Et c’est en véritable tribun que Jacques-Simon Eggly, vice-président de l’Organisation des Suisses de l’étranger, viendra apporter en conclusion son regard sur la tension permanente qui hante désormais la Suisse, «entre le besoin de s’ouvrir et la peur de s’ouvrir».
Un conseiller national qui s’enflamme en évoquant la nécessité pour la Suisse de dire oui aux accords de Schengen/Dublin – la votation aura lieu en juin. Et qui, répondant aux inquiétudes d’un congressiste, lance un vrai cri du cœur en martelant «combien il est stupide de penser qu’on ne devrait pas pouvoir avoir la double nationalité».
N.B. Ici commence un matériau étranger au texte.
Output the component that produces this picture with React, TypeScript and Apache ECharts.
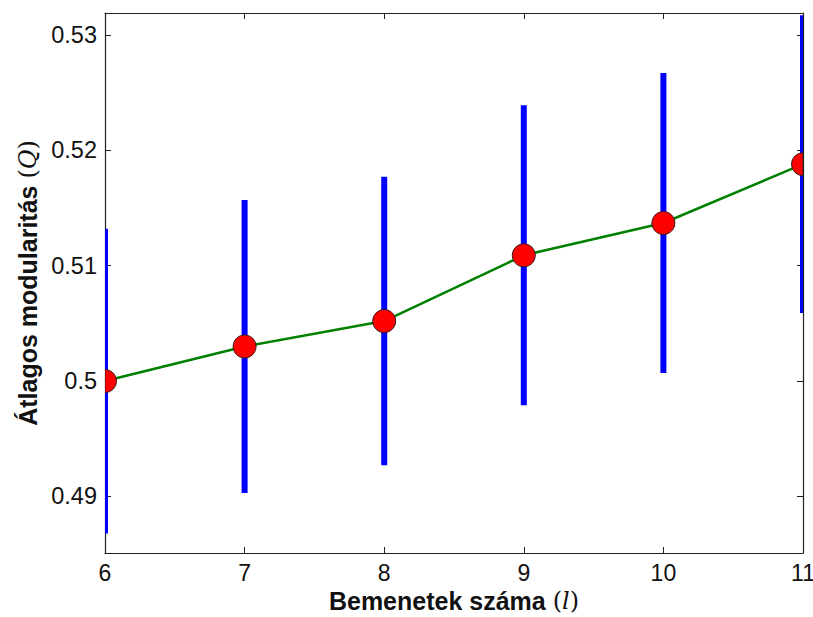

Il y a peu en effet, la droite dure n’avait pas hésité à souhaiter une telle interdiction… Ce samedi à Agen, ce type d’élucubrations n’avait définitivement pas sa place.
swissinfo, Bernard Léchot à Agen
Selon les derniers chiffres (fin 2004), 623’057 citoyens et citoyennes suisses vivent à l’étranger, soit une augmentation de 10’495 (+ 1,7%) en une année.
Aujourd’hui, 442’643 de ces personnes, soit 71%, possèdent la double nationalité.
La majeur partie des Suisses et Suissesses de l’étranger vivent dans des pays de l’Union européenne (377’383, soit environ 60,5%).
C’est en France que se trouve la plus grande communauté suisse (166’199).
– Le 47ème Congrès de l’Union des Associations Suisses de France (UASF), accueilli par le Cercle Suisse de Guyenne et Gascogne, s’est tenu ce week-end à Agen (Lot-et-Garonne).
– L’UASF est l’organisation faîtière des nombreuses associations suisses (Amicales, clubs, sociétés etc.) de France.
– Son rôle consiste à organiser la représentation de tous les ressortissants suisses résidant en France et la défense de leurs intérêts et de leurs droits vis-à-vis des autorités suisses.
– L’UASF se préoccupe également de trouver des solutions pratiques aux problèmes qui peuvent se poser à des ressortissants suisses élisant domicile en France.
– A la fin du mois d’avril, chaque année, elle organise un Congrès national de trois jours. A cette occasion, elle tient son Assemblée générale et élit ses représentants au Conseil de l’Organisation des Suisses de l’étranger (OSE).